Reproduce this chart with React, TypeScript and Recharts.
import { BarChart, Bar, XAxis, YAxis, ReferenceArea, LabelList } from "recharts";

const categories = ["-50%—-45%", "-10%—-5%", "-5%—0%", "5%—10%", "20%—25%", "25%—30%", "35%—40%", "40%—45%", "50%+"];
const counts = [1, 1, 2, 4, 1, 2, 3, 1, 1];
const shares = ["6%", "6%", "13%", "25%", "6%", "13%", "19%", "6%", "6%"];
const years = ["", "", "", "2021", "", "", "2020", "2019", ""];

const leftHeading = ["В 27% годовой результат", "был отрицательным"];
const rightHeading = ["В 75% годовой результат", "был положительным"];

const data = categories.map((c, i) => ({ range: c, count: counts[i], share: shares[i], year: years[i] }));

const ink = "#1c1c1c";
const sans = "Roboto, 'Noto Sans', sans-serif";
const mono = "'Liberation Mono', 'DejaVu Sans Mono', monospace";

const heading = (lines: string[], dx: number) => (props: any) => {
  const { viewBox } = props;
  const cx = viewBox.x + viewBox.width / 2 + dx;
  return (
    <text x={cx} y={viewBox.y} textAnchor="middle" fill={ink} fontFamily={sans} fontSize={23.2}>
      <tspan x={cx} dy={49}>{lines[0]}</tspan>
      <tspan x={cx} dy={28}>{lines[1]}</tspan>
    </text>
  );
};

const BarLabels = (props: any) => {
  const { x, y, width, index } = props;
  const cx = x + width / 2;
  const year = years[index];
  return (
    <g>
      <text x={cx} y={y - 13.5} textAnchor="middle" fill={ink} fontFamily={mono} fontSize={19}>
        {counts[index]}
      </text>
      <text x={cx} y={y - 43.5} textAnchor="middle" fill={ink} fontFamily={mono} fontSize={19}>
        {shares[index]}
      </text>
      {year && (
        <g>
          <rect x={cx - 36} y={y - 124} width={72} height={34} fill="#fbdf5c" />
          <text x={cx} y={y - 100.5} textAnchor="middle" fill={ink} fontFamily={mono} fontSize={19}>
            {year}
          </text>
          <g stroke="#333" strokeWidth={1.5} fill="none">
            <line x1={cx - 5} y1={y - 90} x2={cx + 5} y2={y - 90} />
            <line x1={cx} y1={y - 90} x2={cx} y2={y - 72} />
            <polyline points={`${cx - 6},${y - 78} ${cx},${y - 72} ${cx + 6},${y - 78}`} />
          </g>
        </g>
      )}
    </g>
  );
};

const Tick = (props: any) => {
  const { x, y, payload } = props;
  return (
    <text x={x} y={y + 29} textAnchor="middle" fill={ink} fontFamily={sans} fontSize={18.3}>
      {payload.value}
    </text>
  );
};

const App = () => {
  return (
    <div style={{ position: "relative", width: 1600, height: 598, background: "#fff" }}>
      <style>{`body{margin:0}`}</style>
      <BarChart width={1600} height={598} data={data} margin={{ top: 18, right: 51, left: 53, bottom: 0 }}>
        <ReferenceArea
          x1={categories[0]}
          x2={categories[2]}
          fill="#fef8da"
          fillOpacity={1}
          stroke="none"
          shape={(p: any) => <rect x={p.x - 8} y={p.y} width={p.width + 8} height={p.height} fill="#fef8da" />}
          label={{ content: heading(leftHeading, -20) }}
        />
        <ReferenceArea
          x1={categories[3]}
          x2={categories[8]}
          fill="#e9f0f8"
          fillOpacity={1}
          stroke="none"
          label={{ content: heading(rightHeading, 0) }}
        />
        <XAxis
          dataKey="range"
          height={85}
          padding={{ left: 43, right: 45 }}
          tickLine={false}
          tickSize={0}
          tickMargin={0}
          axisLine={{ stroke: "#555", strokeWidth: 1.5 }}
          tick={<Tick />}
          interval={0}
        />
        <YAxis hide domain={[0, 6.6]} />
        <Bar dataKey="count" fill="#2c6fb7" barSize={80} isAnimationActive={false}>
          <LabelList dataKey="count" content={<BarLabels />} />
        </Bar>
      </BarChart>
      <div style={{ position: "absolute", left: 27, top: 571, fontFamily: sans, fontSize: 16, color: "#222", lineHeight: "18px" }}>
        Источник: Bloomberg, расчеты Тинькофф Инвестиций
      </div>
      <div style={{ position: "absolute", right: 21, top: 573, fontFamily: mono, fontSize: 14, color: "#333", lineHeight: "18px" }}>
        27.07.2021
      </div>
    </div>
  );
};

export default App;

# # #

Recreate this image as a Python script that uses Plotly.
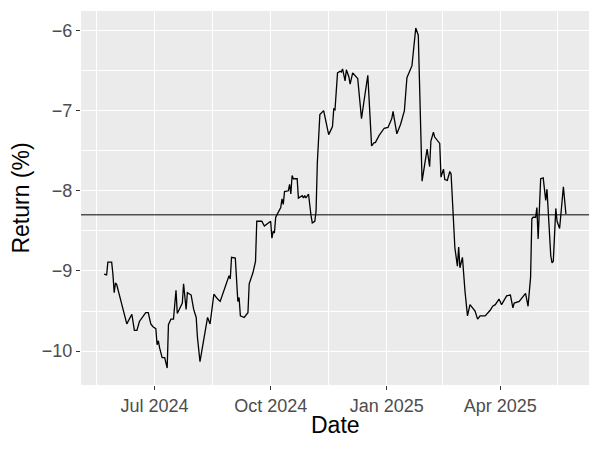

# # #

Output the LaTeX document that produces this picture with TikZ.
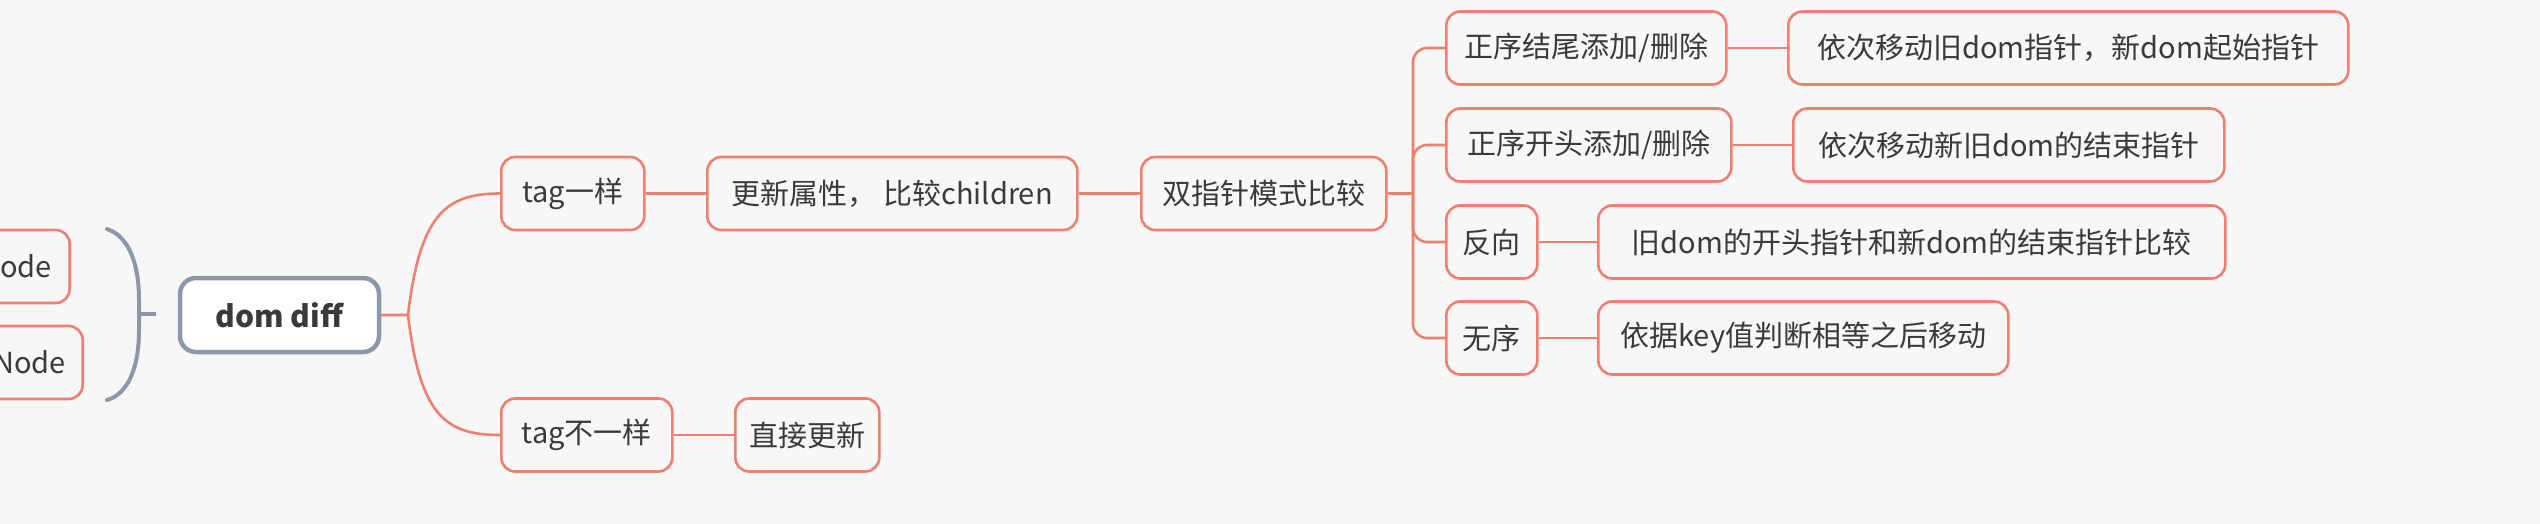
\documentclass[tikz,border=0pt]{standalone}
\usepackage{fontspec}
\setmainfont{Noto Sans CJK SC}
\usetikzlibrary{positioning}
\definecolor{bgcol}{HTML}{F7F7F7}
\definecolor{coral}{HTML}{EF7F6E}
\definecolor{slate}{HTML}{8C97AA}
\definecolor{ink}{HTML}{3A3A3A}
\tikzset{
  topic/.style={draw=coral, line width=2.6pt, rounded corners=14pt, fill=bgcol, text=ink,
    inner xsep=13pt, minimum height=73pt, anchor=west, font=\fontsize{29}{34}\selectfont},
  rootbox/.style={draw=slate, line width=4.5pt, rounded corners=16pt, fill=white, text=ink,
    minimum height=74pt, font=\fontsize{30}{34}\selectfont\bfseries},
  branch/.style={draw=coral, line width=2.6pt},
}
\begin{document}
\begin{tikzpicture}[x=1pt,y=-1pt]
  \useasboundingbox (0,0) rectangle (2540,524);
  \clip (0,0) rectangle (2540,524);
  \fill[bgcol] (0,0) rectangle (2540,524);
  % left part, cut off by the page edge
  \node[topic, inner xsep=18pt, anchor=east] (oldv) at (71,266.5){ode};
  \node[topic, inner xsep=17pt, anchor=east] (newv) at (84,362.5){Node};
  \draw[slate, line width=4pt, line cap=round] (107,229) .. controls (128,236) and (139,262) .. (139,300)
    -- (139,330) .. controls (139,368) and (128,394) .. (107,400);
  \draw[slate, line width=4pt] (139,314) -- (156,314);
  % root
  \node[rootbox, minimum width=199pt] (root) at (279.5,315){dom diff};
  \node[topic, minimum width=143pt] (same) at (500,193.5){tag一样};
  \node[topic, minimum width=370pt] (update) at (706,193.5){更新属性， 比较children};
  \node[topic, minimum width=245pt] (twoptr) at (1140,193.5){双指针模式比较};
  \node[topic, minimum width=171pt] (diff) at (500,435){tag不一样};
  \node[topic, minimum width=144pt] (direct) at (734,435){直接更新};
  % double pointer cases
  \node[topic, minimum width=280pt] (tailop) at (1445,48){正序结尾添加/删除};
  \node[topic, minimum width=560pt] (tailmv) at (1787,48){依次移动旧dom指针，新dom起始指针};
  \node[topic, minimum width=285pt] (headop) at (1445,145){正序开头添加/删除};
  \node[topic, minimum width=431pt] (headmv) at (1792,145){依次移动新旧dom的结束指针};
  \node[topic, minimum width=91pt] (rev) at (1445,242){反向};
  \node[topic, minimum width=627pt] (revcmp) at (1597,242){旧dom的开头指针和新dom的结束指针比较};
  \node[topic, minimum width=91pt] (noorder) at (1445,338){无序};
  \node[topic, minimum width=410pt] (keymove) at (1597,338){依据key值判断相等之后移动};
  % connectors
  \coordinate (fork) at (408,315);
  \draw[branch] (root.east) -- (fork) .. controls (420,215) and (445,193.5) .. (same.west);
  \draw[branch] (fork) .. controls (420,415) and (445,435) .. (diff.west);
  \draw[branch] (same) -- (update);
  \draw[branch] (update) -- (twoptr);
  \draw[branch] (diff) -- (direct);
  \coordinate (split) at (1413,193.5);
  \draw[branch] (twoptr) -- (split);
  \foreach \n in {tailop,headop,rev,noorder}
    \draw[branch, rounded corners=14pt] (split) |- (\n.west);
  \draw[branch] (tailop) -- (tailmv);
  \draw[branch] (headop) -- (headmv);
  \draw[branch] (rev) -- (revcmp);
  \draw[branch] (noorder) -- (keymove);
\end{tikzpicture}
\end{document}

# # #

= YOUR INSTRUCTIONS =
From the records above, retype only the lines starting at the line that contains "Reproduce this chart" and ending at the line that contains "YAxis, ReferenceArea, LabelList", both included.

= ANSWER TO THIS TASK =
Reproduce this chart with React, TypeScript and Recharts.
import { BarChart, Bar, XAxis, YAxis, ReferenceArea, LabelList } from "recharts";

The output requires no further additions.